▶ EXERCISE:
Extract the lines of the material below, beginning with the first and ending with the line that holds "(lab4) at (36,928)". Skip every picture.

▶ SOURCE DATA:
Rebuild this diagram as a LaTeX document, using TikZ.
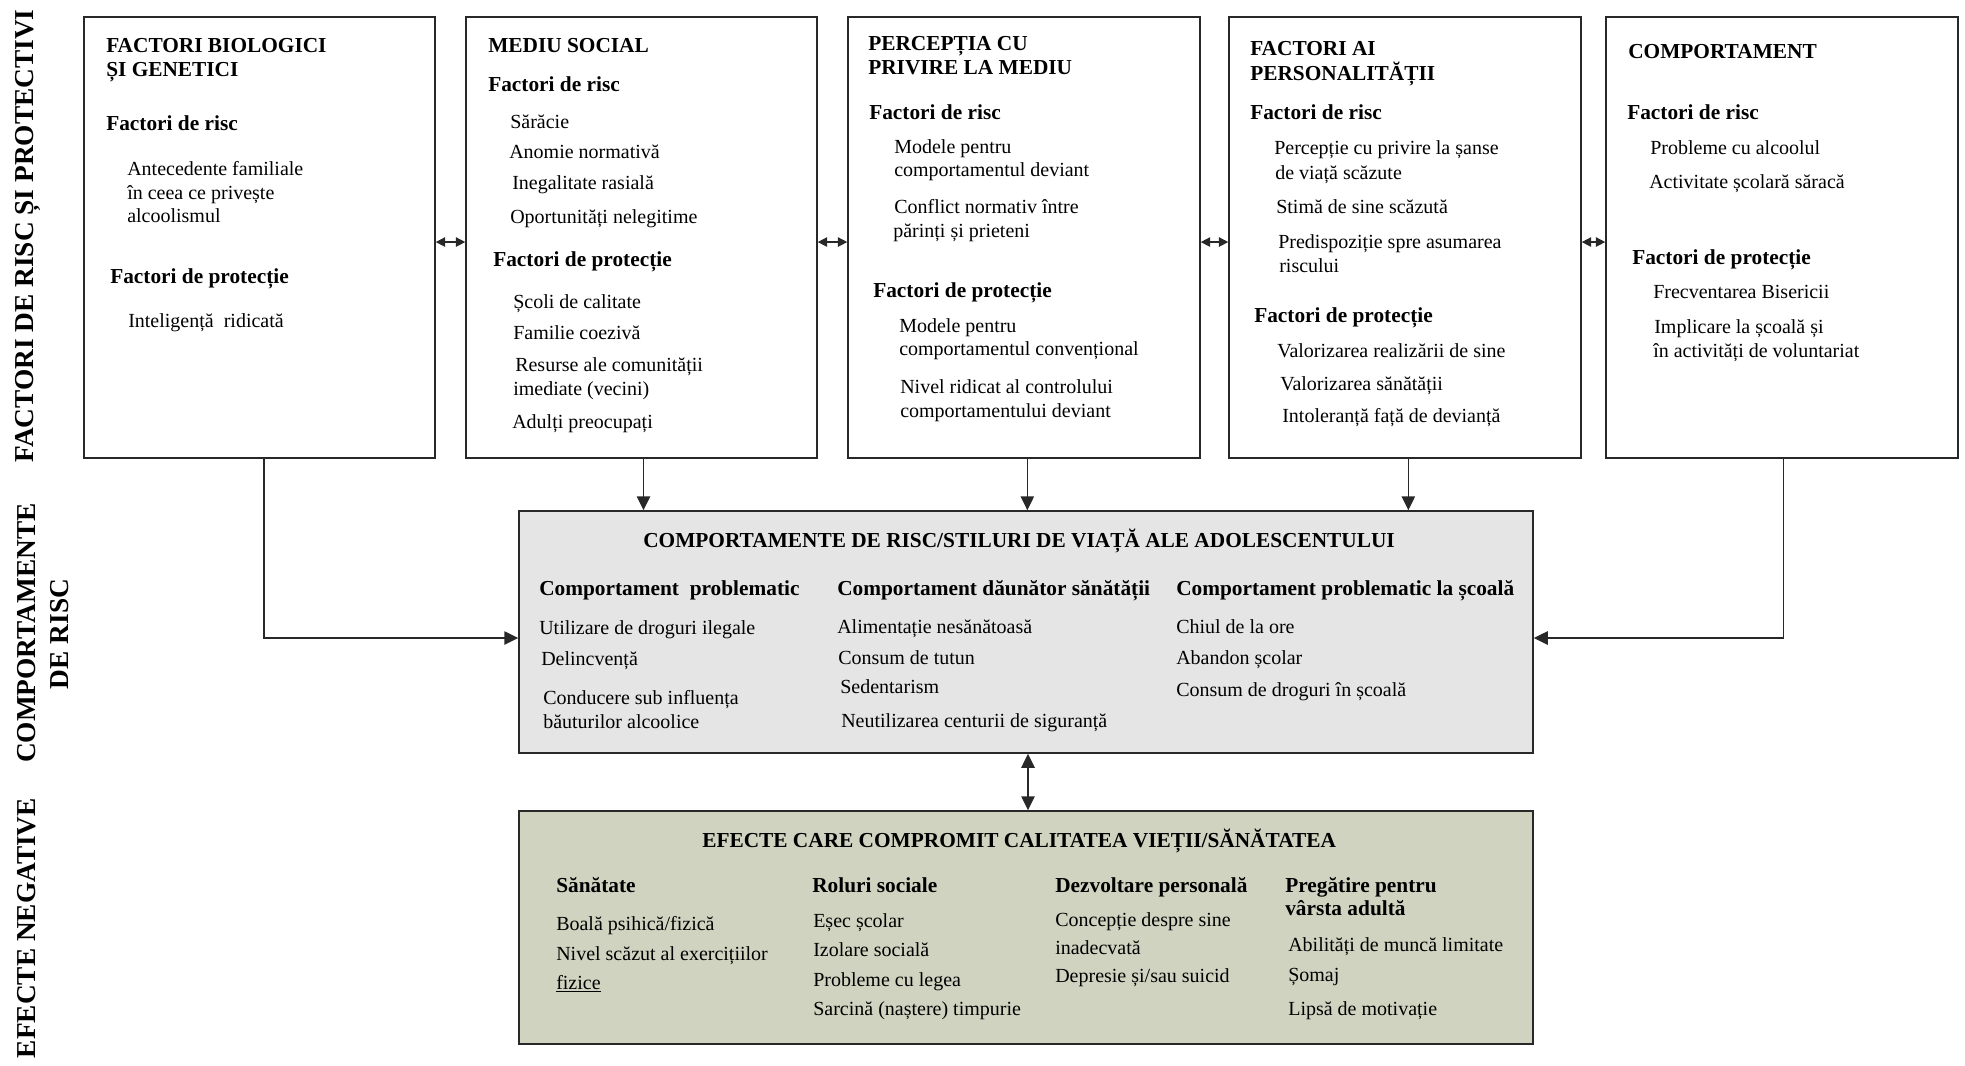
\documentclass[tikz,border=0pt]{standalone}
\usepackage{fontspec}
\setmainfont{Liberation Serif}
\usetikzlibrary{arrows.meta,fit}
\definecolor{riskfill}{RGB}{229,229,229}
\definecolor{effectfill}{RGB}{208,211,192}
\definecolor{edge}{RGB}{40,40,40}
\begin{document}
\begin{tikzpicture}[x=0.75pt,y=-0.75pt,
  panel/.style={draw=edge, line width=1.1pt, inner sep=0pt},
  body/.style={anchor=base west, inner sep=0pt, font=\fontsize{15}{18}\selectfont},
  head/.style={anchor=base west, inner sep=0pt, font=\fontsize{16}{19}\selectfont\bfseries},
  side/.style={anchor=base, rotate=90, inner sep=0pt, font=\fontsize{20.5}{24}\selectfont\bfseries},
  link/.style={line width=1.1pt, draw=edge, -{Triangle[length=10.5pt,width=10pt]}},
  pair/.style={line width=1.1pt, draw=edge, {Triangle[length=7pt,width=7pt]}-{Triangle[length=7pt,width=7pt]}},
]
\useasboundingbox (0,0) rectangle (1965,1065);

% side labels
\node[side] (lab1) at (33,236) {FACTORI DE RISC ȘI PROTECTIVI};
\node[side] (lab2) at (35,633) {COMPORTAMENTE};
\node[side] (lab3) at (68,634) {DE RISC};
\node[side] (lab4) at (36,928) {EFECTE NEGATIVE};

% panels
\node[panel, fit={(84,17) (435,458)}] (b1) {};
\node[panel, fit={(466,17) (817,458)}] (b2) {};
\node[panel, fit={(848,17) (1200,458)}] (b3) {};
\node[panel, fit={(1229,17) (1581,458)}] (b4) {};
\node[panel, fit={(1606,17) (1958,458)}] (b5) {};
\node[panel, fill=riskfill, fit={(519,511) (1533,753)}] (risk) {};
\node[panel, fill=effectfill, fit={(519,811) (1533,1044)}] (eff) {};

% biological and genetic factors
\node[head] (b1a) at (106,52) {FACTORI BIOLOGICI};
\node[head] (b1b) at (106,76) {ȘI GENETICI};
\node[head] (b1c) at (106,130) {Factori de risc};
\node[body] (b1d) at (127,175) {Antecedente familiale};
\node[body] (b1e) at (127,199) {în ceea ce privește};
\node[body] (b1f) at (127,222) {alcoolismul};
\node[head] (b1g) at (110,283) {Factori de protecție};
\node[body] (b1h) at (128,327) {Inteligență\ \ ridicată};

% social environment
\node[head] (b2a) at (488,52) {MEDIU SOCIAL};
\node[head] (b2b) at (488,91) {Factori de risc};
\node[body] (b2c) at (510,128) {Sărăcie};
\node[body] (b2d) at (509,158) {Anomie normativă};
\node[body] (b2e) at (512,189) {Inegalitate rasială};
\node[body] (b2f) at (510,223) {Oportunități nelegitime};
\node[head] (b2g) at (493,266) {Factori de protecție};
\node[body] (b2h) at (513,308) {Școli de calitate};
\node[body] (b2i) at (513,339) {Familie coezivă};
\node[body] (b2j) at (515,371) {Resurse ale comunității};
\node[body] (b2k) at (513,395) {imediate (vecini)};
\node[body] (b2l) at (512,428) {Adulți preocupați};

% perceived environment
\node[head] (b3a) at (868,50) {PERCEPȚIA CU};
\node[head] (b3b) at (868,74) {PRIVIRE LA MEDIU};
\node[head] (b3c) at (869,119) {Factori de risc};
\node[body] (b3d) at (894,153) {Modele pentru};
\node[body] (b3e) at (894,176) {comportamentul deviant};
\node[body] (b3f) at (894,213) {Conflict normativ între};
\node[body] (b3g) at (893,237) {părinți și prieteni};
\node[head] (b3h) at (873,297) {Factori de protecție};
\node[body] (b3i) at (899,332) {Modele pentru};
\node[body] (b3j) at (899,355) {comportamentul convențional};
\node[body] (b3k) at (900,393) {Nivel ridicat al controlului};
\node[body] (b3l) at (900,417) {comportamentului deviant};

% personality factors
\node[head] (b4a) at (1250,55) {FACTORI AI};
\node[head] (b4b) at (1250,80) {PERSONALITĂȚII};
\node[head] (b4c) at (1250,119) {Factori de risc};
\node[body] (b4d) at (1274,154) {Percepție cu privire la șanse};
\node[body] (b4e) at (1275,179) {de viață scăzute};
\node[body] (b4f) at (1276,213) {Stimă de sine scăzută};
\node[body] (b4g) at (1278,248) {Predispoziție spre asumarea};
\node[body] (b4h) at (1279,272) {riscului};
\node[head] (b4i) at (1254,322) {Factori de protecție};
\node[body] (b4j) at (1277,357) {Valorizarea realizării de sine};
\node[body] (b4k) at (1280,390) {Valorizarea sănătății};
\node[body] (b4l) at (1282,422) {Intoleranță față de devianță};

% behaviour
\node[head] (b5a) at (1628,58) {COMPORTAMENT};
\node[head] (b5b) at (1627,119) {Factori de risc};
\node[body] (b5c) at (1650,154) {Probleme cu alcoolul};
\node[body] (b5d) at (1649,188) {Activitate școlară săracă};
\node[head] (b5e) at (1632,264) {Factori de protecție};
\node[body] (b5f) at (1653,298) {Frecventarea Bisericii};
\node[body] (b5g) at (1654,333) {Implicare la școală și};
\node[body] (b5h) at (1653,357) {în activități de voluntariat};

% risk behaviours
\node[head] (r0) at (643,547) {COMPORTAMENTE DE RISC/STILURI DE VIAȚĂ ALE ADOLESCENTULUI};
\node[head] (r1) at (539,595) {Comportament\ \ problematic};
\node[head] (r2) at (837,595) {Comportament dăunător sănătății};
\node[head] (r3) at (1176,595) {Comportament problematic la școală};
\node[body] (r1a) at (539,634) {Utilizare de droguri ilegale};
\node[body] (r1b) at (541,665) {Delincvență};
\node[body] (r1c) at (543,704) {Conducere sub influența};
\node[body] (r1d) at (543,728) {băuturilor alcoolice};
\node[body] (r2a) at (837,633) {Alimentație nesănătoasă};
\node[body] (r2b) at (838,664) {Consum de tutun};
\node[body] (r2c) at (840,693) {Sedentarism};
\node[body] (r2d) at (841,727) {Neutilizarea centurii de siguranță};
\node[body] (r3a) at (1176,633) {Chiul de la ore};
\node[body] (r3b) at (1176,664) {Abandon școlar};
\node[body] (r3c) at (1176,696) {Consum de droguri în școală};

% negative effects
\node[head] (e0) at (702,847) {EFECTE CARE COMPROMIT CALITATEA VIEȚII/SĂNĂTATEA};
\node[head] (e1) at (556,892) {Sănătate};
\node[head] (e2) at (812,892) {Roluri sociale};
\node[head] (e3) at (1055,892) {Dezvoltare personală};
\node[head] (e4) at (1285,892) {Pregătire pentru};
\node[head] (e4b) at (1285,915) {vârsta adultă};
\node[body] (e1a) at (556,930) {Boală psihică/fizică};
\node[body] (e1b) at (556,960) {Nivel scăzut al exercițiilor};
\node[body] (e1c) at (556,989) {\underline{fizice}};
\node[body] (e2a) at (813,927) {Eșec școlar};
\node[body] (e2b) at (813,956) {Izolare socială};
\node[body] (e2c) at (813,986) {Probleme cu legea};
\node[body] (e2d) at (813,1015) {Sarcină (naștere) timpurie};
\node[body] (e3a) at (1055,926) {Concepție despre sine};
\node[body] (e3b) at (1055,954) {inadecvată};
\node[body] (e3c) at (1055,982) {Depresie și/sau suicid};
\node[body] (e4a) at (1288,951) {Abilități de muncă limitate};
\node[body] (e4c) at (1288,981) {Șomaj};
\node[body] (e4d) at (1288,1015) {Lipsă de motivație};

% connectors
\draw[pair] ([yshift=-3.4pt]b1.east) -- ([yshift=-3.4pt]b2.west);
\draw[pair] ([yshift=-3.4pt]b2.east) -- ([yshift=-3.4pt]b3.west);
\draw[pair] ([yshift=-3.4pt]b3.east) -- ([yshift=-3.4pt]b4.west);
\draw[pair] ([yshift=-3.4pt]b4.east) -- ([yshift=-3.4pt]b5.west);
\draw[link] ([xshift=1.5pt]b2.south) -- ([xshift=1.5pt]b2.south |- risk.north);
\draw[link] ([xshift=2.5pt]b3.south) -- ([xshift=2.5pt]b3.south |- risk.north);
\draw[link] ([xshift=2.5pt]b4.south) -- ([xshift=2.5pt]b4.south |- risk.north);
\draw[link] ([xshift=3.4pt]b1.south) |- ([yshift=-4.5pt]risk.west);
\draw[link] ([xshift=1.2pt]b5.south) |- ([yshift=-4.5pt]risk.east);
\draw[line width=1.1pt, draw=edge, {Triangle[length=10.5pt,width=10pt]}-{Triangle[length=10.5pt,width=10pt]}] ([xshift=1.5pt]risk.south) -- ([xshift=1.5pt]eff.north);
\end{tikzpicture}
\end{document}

▶ SOLUTION:
Rebuild this diagram as a LaTeX document, using TikZ.
\documentclass[tikz,border=0pt]{standalone}
\usepackage{fontspec}
\setmainfont{Liberation Serif}
\usetikzlibrary{arrows.meta,fit}
\definecolor{riskfill}{RGB}{229,229,229}
\definecolor{effectfill}{RGB}{208,211,192}
\definecolor{edge}{RGB}{40,40,40}
\begin{document}
\begin{tikzpicture}[x=0.75pt,y=-0.75pt,
  panel/.style={draw=edge, line width=1.1pt, inner sep=0pt},
  body/.style={anchor=base west, inner sep=0pt, font=\fontsize{15}{18}\selectfont},
  head/.style={anchor=base west, inner sep=0pt, font=\fontsize{16}{19}\selectfont\bfseries},
  side/.style={anchor=base, rotate=90, inner sep=0pt, font=\fontsize{20.5}{24}\selectfont\bfseries},
  link/.style={line width=1.1pt, draw=edge, -{Triangle[length=10.5pt,width=10pt]}},
  pair/.style={line width=1.1pt, draw=edge, {Triangle[length=7pt,width=7pt]}-{Triangle[length=7pt,width=7pt]}},
]
\useasboundingbox (0,0) rectangle (1965,1065);

% side labels
\node[side] (lab1) at (33,236) {FACTORI DE RISC ȘI PROTECTIVI};
\node[side] (lab2) at (35,633) {COMPORTAMENTE};
\node[side] (lab3) at (68,634) {DE RISC};
\node[side] (lab4) at (36,928) {EFECTE NEGATIVE};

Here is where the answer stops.